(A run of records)
· · · · · · ·
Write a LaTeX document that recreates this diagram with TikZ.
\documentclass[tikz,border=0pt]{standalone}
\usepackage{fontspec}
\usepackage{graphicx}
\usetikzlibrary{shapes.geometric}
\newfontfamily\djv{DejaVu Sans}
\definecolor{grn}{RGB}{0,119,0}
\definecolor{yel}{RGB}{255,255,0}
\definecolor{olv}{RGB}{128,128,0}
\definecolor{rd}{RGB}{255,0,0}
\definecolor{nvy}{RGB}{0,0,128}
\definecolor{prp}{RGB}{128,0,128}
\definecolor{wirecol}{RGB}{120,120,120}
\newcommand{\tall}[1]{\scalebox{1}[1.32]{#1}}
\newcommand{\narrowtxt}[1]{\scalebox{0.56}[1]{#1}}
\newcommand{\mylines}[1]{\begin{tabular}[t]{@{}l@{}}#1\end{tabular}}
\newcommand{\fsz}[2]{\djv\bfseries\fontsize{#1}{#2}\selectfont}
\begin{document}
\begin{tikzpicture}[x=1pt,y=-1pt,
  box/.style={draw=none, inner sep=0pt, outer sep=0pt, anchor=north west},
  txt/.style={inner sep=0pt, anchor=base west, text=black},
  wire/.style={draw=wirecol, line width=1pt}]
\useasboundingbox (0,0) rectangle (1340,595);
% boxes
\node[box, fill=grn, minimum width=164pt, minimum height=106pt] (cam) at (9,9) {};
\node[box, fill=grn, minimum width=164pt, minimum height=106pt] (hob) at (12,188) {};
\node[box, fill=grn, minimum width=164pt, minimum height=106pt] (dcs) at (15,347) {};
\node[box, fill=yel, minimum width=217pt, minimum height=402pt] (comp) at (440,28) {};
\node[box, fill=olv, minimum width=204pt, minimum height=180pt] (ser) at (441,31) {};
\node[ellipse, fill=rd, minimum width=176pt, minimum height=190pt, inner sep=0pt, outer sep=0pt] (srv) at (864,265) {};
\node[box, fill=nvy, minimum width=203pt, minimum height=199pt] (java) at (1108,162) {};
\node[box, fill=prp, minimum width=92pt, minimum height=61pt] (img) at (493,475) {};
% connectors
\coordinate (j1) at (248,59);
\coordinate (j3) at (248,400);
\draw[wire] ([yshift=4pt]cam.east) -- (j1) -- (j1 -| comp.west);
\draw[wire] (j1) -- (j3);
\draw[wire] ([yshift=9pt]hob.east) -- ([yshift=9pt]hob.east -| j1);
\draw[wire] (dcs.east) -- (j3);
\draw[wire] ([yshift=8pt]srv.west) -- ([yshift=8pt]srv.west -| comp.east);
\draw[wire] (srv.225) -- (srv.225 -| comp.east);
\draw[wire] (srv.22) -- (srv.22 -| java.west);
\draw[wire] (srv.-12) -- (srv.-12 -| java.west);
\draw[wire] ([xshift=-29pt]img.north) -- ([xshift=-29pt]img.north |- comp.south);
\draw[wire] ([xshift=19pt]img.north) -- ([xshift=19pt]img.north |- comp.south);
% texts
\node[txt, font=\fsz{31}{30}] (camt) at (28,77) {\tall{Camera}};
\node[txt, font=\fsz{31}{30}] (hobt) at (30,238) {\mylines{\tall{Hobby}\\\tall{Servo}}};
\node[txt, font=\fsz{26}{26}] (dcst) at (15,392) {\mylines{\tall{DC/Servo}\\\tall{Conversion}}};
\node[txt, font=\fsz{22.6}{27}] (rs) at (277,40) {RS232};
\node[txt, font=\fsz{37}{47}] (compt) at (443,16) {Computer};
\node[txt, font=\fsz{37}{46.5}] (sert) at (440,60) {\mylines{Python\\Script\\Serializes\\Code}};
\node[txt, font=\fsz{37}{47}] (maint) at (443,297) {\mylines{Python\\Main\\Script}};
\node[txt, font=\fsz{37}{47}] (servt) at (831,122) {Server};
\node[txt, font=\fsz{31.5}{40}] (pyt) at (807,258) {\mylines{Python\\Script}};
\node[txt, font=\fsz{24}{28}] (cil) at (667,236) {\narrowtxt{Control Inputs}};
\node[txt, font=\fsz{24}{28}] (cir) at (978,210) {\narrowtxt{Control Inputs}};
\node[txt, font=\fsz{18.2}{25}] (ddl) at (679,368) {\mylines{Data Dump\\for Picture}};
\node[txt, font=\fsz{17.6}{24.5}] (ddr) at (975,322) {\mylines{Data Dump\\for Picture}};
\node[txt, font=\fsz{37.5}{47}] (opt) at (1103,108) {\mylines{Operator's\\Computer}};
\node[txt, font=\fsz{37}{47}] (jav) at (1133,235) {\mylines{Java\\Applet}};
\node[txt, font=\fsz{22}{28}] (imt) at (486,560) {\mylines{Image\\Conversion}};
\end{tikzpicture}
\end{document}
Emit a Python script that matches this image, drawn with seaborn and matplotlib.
· · · · · · ·
Task statement:
Copy out each record exactly as given, omitting none.

Solved problem:
Write a LaTeX document that recreates this diagram with TikZ.
\documentclass[tikz,border=0pt]{standalone}
\usepackage{fontspec}
\usepackage{graphicx}
\usetikzlibrary{shapes.geometric}
\newfontfamily\djv{DejaVu Sans}
\definecolor{grn}{RGB}{0,119,0}
\definecolor{yel}{RGB}{255,255,0}
\definecolor{olv}{RGB}{128,128,0}
\definecolor{rd}{RGB}{255,0,0}
\definecolor{nvy}{RGB}{0,0,128}
\definecolor{prp}{RGB}{128,0,128}
\definecolor{wirecol}{RGB}{120,120,120}
\newcommand{\tall}[1]{\scalebox{1}[1.32]{#1}}
\newcommand{\narrowtxt}[1]{\scalebox{0.56}[1]{#1}}
\newcommand{\mylines}[1]{\begin{tabular}[t]{@{}l@{}}#1\end{tabular}}
\newcommand{\fsz}[2]{\djv\bfseries\fontsize{#1}{#2}\selectfont}
\begin{document}
\begin{tikzpicture}[x=1pt,y=-1pt,
  box/.style={draw=none, inner sep=0pt, outer sep=0pt, anchor=north west},
  txt/.style={inner sep=0pt, anchor=base west, text=black},
  wire/.style={draw=wirecol, line width=1pt}]
\useasboundingbox (0,0) rectangle (1340,595);
% boxes
\node[box, fill=grn, minimum width=164pt, minimum height=106pt] (cam) at (9,9) {};
\node[box, fill=grn, minimum width=164pt, minimum height=106pt] (hob) at (12,188) {};
\node[box, fill=grn, minimum width=164pt, minimum height=106pt] (dcs) at (15,347) {};
\node[box, fill=yel, minimum width=217pt, minimum height=402pt] (comp) at (440,28) {};
\node[box, fill=olv, minimum width=204pt, minimum height=180pt] (ser) at (441,31) {};
\node[ellipse, fill=rd, minimum width=176pt, minimum height=190pt, inner sep=0pt, outer sep=0pt] (srv) at (864,265) {};
\node[box, fill=nvy, minimum width=203pt, minimum height=199pt] (java) at (1108,162) {};
\node[box, fill=prp, minimum width=92pt, minimum height=61pt] (img) at (493,475) {};
% connectors
\coordinate (j1) at (248,59);
\coordinate (j3) at (248,400);
\draw[wire] ([yshift=4pt]cam.east) -- (j1) -- (j1 -| comp.west);
\draw[wire] (j1) -- (j3);
\draw[wire] ([yshift=9pt]hob.east) -- ([yshift=9pt]hob.east -| j1);
\draw[wire] (dcs.east) -- (j3);
\draw[wire] ([yshift=8pt]srv.west) -- ([yshift=8pt]srv.west -| comp.east);
\draw[wire] (srv.225) -- (srv.225 -| comp.east);
\draw[wire] (srv.22) -- (srv.22 -| java.west);
\draw[wire] (srv.-12) -- (srv.-12 -| java.west);
\draw[wire] ([xshift=-29pt]img.north) -- ([xshift=-29pt]img.north |- comp.south);
\draw[wire] ([xshift=19pt]img.north) -- ([xshift=19pt]img.north |- comp.south);
% texts
\node[txt, font=\fsz{31}{30}] (camt) at (28,77) {\tall{Camera}};
\node[txt, font=\fsz{31}{30}] (hobt) at (30,238) {\mylines{\tall{Hobby}\\\tall{Servo}}};
\node[txt, font=\fsz{26}{26}] (dcst) at (15,392) {\mylines{\tall{DC/Servo}\\\tall{Conversion}}};
\node[txt, font=\fsz{22.6}{27}] (rs) at (277,40) {RS232};
\node[txt, font=\fsz{37}{47}] (compt) at (443,16) {Computer};
\node[txt, font=\fsz{37}{46.5}] (sert) at (440,60) {\mylines{Python\\Script\\Serializes\\Code}};
\node[txt, font=\fsz{37}{47}] (maint) at (443,297) {\mylines{Python\\Main\\Script}};
\node[txt, font=\fsz{37}{47}] (servt) at (831,122) {Server};
\node[txt, font=\fsz{31.5}{40}] (pyt) at (807,258) {\mylines{Python\\Script}};
\node[txt, font=\fsz{24}{28}] (cil) at (667,236) {\narrowtxt{Control Inputs}};
\node[txt, font=\fsz{24}{28}] (cir) at (978,210) {\narrowtxt{Control Inputs}};
\node[txt, font=\fsz{18.2}{25}] (ddl) at (679,368) {\mylines{Data Dump\\for Picture}};
\node[txt, font=\fsz{17.6}{24.5}] (ddr) at (975,322) {\mylines{Data Dump\\for Picture}};
\node[txt, font=\fsz{37.5}{47}] (opt) at (1103,108) {\mylines{Operator's\\Computer}};
\node[txt, font=\fsz{37}{47}] (jav) at (1133,235) {\mylines{Java\\Applet}};
\node[txt, font=\fsz{22}{28}] (imt) at (486,560) {\mylines{Image\\Conversion}};
\end{tikzpicture}
\end{document}
Emit a Python script that matches this image, drawn with seaborn and matplotlib.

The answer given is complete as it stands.